Revolutionary Technique Visualizes Molecular Handedness In One Shot
Have you ever wondered why spearmint and caraway seeds have such distinct aromas, despite their scent molecules being nearly identical? The secret lies in a fascinating concept known as chirality, or the 'handedness' of molecules. This principle explains why some drugs can be life-saving, while their mirror-image versions might be ineffective or even harmful.
A team of researchers at ETH Zurich, led by Professor Romain Quidant, is revolutionizing our understanding of chirality. They have developed a novel method that allows scientists to visualize chirality in a single image. Traditional techniques only provided average measurements across an entire sample, but this new approach clearly identifies where left-handed and right-handed molecular structures exist.
Rebecca Büchner, a doctoral student and the lead author of the study published in Nature Photonics, explains, "With this new method, we can use a single image to identify the areas of our sample where left-handed and right-handed structures occur." This advancement opens up new possibilities in examining chiral molecules with unprecedented precision.
The research focused on artificial chiral samples made from gold nanostructures, specially prepared by Jose García-Guirado, the lab manager in Quidant’s group. Büchner utilized a sophisticated imaging system akin to a highly specialized camera. What makes this system unique is its ability to detect how samples interact with circularly polarised light, light waves that spiral to the left or right as they travel.
Many natural chiral molecules respond differently to these types of light.
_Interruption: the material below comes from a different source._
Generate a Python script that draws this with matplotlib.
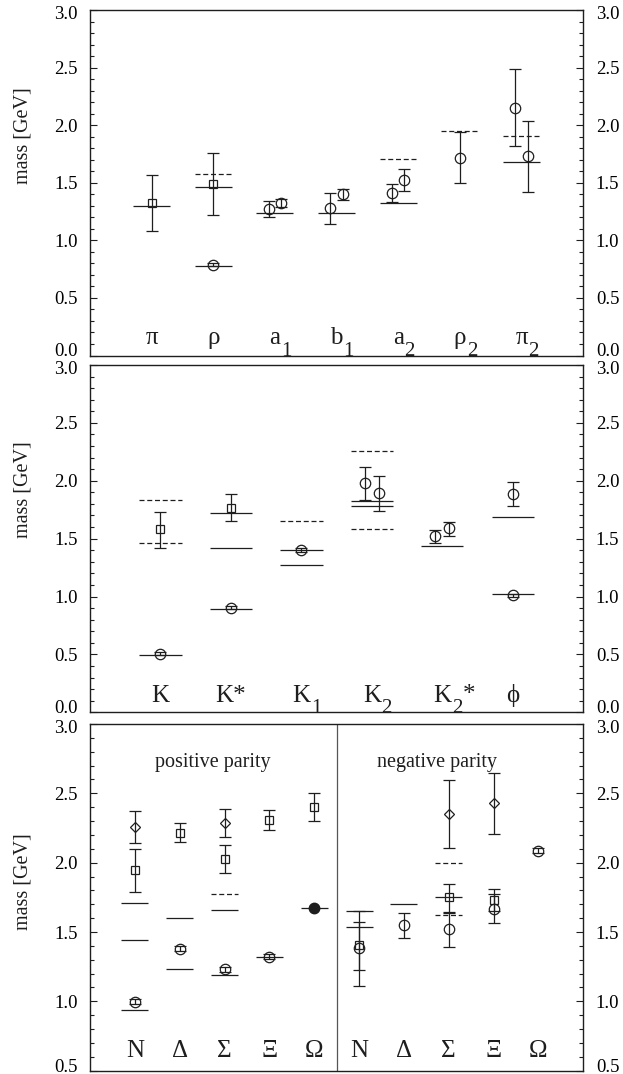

For instance, they might absorb left-handed light more than right-handed light. Unlike traditional methods requiring two separate measurements, Büchner's technique simultaneously captures both light spiral directions. It uses a smart optical setup where light is split into left- and right-circular components, creating interference patterns that reveal molecular handedness.
Thanks to this innovative method, a computer can accurately interpret the data to produce color-coded maps showing the distribution of left-handed and right-handed areas within a sample. "We were even able to visualize letters, such as 'L' and 'R', made up of nanostructures with different handedness," notes Büchner.